The Beacon of the Prarie
Balloon Short Story
The Beacon of the Plains
Rachel Menzel
We’d seen it before—the cheerful, vibrant, multi-colored water tower perched along I-80—but we’d always pass it in a burst of sunlight and speed, knowing we’d see it again next summer, when it would momentarily fill our windshield and then fall away as we sped toward Colorado or Nebraska.
My husband and I grew up in the Omaha metro, so we have a deep appreciation for the Midwest. People of the plains are different. We see things other people miss, like the slate-gray sky of a snowstorm or the shimmer of asphalt on a steamy summer day. More than the landscape, there is a language, a set of common interests that bring us together. Despite our love of the plains, jobs and opportunities took us far afield. We soon discovered that our compatriots from different regions of the country weren’t necessarily as interested in swapping crockpot recipes or guessing which crops were growing nearby. But those thoughts are rooted deeply within us.
In the fateful month of March of 2020, we were living in Querétaro, Mexico. My husband was teaching at an international school, and every day we’d switch on the television to see the Covid numbers climbing. We’d been living abroad for the past four years, and we’d never felt so removed from home. In a time of such uncertainty, our families encouraged us to return to the United States. The decision was made all that much easier when the school closed.

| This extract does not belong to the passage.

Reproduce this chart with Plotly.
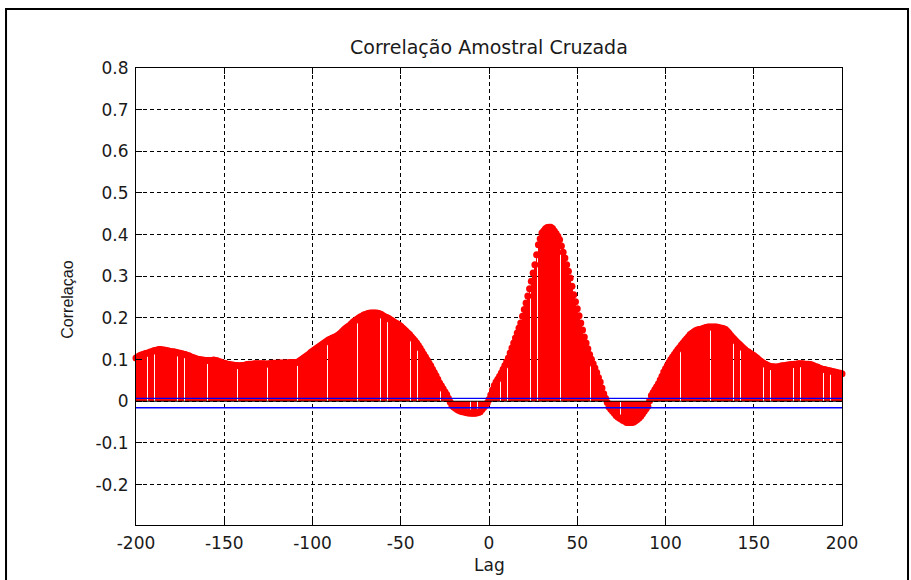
import plotly.graph_objects as go

lags = list(range(-200, 201))

corr_values = [
    0.104, 0.106, 0.109, 0.111, 0.112, 0.114, 0.115, 0.116, 0.118, 0.119,
    0.121, 0.122, 0.123, 0.124, 0.124, 0.123, 0.123, 0.122, 0.121, 0.120,
    0.119, 0.119, 0.118, 0.117, 0.116, 0.115, 0.114, 0.113, 0.112, 0.110,
    0.109, 0.107, 0.105, 0.104, 0.102, 0.101, 0.100, 0.099, 0.099, 0.098,
    0.098, 0.098, 0.097, 0.098, 0.099, 0.098, 0.097, 0.095, 0.094, 0.092,
    0.091, 0.090, 0.089, 0.088, 0.087, 0.087, 0.086, 0.086, 0.085, 0.085,
    0.086, 0.086, 0.087, 0.088, 0.089, 0.089, 0.089, 0.090, 0.090, 0.090,
    0.090, 0.090, 0.090, 0.090, 0.089, 0.090, 0.090, 0.091, 0.091, 0.091,
    0.091, 0.092, 0.092, 0.092, 0.092, 0.092, 0.092, 0.093, 0.093, 0.093,
    0.093, 0.093, 0.095, 0.098, 0.101, 0.104, 0.107, 0.110, 0.113, 0.117,
    0.120, 0.123, 0.126, 0.129, 0.132, 0.135, 0.138, 0.141, 0.144, 0.147,
    0.149, 0.151, 0.153, 0.155, 0.157, 0.160, 0.164, 0.168, 0.172, 0.176,
    0.179, 0.182, 0.186, 0.190, 0.193, 0.196, 0.199, 0.202, 0.204, 0.207,
    0.208, 0.210, 0.211, 0.212, 0.212, 0.212, 0.212, 0.211, 0.210, 0.208,
    0.205, 0.203, 0.201, 0.199, 0.196, 0.194, 0.191, 0.188, 0.186, 0.183,
    0.180, 0.176, 0.172, 0.168, 0.164, 0.160, 0.155, 0.150, 0.145, 0.140,
    0.134, 0.127, 0.120, 0.113, 0.106, 0.099, 0.092, 0.085, 0.077, 0.069,
    0.061, 0.053, 0.044, 0.037, 0.030, 0.023, 0.016, 0.007, -0.002, -0.010,
    -0.014, -0.017, -0.020, -0.022, -0.024, -0.025, -0.026, -0.027, -0.028, -0.028,
    -0.029, -0.029, -0.029, -0.028, -0.027, -0.025, -0.020, -0.015, -0.010, -0.004,
    0.004,
    0.015, 0.027, 0.038, 0.046, 0.053, 0.060, 0.068, 0.077, 0.086, 0.095,
    0.104, 0.116, 0.128, 0.140, 0.152, 0.164, 0.176, 0.188, 0.204, 0.220,
    0.236, 0.253, 0.270, 0.288, 0.308, 0.328, 0.352, 0.376, 0.390, 0.404,
    0.409, 0.414, 0.417, 0.418, 0.418, 0.415, 0.409, 0.403, 0.396, 0.388,
    0.373, 0.358, 0.344, 0.328, 0.312, 0.296, 0.276, 0.256, 0.239, 0.222,
    0.205, 0.188, 0.171, 0.154, 0.140, 0.126, 0.112, 0.101, 0.090, 0.080,
    0.069, 0.057, 0.046, 0.032, 0.018, 0.007, -0.003, -0.014, -0.019, -0.024,
    -0.029, -0.034, -0.038, -0.041, -0.043, -0.046, -0.048, -0.051, -0.051, -0.051,
    -0.051, -0.050, -0.047, -0.044, -0.040, -0.036, -0.030, -0.024, -0.018, -0.012,
    0.001, 0.014, 0.021, 0.028, 0.035, 0.042, 0.051, 0.060, 0.070, 0.078,
    0.085, 0.093, 0.100, 0.106, 0.112, 0.118, 0.124, 0.129, 0.135, 0.140,
    0.145, 0.150, 0.155, 0.160, 0.163, 0.166, 0.169, 0.171, 0.172, 0.173,
    0.174, 0.176, 0.177, 0.178, 0.178, 0.178, 0.178, 0.178, 0.178, 0.177,
    0.176, 0.175, 0.174, 0.172, 0.168, 0.163, 0.158, 0.153, 0.149, 0.144,
    0.140, 0.136, 0.132, 0.128, 0.124, 0.120, 0.118, 0.115, 0.112, 0.110,
    0.106, 0.103, 0.099, 0.096, 0.093, 0.090, 0.088, 0.086, 0.084, 0.083,
    0.083, 0.082, 0.082, 0.083, 0.084, 0.085, 0.085, 0.086, 0.087, 0.087,
    0.088, 0.088, 0.089, 0.089, 0.090, 0.090, 0.090, 0.090, 0.089, 0.089,
    0.089, 0.088, 0.087, 0.085, 0.083, 0.082, 0.080, 0.078, 0.077, 0.076,
    0.075, 0.074, 0.073, 0.072, 0.071, 0.070, 0.069, 0.068, 0.067, 0.066,
]

conf_bounds = [0.007, -0.0155]
x_ticks = [-200, -150, -100, -50, 0, 50, 100, 150, 200]
x_tick_text = ["-200", "-150", "-100", "-50", "0", "50", "100", "150", "200"]
y_ticks = [-0.2, -0.1, 0, 0.1, 0.2, 0.3, 0.4, 0.5, 0.6, 0.7, 0.8]
y_tick_text = ["-0.2", "-0.1", "0", "0.1", "0.2", "0.3", "0.4", "0.5", "0.6", "0.7", "0.8"]

title_text = "Correlação Amostral Cruzada"
x_title = "Lag"
y_title = "Correlaçao"

WIDE = "DejaVu Sans, Verdana, sans-serif"
NARROW = "Liberation Sans, Arial, sans-serif"
TXT = "#1a1a1a"

fig = go.Figure()

# stems
fig.add_trace(go.Bar(
    x=lags, y=corr_values, base=0, width=0.95,
    marker=dict(color="#ff0000", line=dict(width=0.02, color="#ff0000")),
    showlegend=False, hoverinfo="skip",
))
# stem heads
fig.add_trace(go.Scatter(
    x=lags, y=corr_values, mode="markers",
    marker=dict(color="#ff0000", size=7, line=dict(width=0)),
    cliponaxis=False, showlegend=False,
))
# baseline
fig.add_trace(go.Scatter(
    x=[lags[0], lags[-1]], y=[0, 0], mode="lines",
    line=dict(color="black", width=1.2), showlegend=False, hoverinfo="skip",
))
# confidence bounds
for b in conf_bounds:
    fig.add_trace(go.Scatter(
        x=[lags[0], lags[-1]], y=[b, b], mode="lines",
        line=dict(color="#0000ff", width=1.3), showlegend=False, hoverinfo="skip",
    ))

axis_common = dict(
    showline=True, linecolor="black", linewidth=1, mirror="ticks",
    ticks="inside", ticklen=6, tickcolor="black", tickwidth=1,
    showgrid=True, gridcolor="black", gridwidth=1, griddash="4px,3px",
    zeroline=False,
    tickfont=dict(family=WIDE, size=17, color=TXT),
)

fig.update_xaxes(range=[-200, 200], tickvals=x_ticks, ticktext=x_tick_text,
                 ticklabelstandoff=3, **axis_common)
fig.update_yaxes(range=[-0.297, 0.8], tickvals=y_ticks, ticktext=y_tick_text,
                 ticklabelstandoff=3, **axis_common)

fig.update_layout(
    width=911, height=580,
    margin=dict(l=136, r=69, t=68, b=55),
    plot_bgcolor="white", paper_bgcolor="white",
    bargap=0,
    font=dict(family=WIDE, color=TXT),
    annotations=[
        dict(text=title_text, xref="paper", yref="paper", x=0.5, y=1.0, yshift=21,
             showarrow=False, font=dict(size=19, family=WIDE, color=TXT),
             xanchor="center", yanchor="middle"),
        dict(text=x_title, xref="paper", yref="paper", x=0.5, y=0, yshift=-40,
             showarrow=False, font=dict(size=17, family=WIDE, color=TXT),
             xanchor="center", yanchor="middle"),
        dict(text=y_title, xref="paper", yref="paper", x=0, xshift=-68, y=0.493,
             showarrow=False, textangle=-90, font=dict(size=16, family=NARROW, color=TXT),
             xanchor="center", yanchor="middle"),
    ],
    shapes=[
        dict(type="rect", xref="paper", yref="paper",
             x0=-0.1841, x1=1.0935, y0=-0.3, y1=1.129,
             line=dict(color="black", width=2), fillcolor="rgba(0,0,0,0)", layer="below"),
    ],
)

fig.write_html("out.html")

Like most things, the idea came before the plan. Flights from our regional airport to the US were being canceled left and right, and we didn’t want to risk flying out of Mexico City and getting trapped among the crowds in the airport. Our eyes then turned to our tiny Mexican car as our only viable option, purchased solely to take us to the grocery store and back. It had trouble breaking 50 mph, had an engine about the size of a go-kart’s, had no air conditioning or cruise control, and had recently broken its radiator fan, rendering that useless when not stirred into motion by air rushing through the grill. It isn’t imported into the United States because of its failure to meet safety standards. Nevertheless, on March 26, we loaded up all our belongings into said car slightly after midnight and began the drive north. I’ll spare you the details of the drive; the specs of the car should be enough to paint a picture of a miserably hot and terrifying ordeal, knowing that at any moment, the tiny engine could give out, stranding us with no backup plan.
By a wish and a prayer, we sputtered across the US/Mexico border and arrived outside of Austin, Texas eighteen hours later, our destination for a hazy quarantine in a popup camper belonging to my aunt. The next two weeks passed in a surreal fog of avoiding other people and playing countless games of cribbage. Despite being back in the United States, we felt a distance from our surroundings, and when our two weeks were up, we trundled back into the same car to continue our journey homeward.
It’s a long, sparse, and unfamiliar trek up I-35, past landscapes that cannot compare to the gentle hills of eastern Nebraska. As we connected with Highway 81, a kind of urgency took over. There was something in the air that tasted familiar, spurring us onward. And then at long last, a rainbow of color came into view like a beacon: the water tower.
I felt like crying. It was the first familiar sight we’d seen in what felt like years. While all the uncertainty and stress we’d faced didn’t quite melt away, it somehow felt seen. My husband pulled onto the shoulder of the highway and let the car idle. The road was totally empty, and the water tower shone in the golden, late afternoon sun. We sat and stared for I don’t know how long; the car’s clock had never been an accurate source of time. But when we turned off of Highway 81 onto I-80, I felt like a changed person. The water tower had stopped being just the cheerful landmark in York, Nebraska. Now it meant something different. Now it meant home.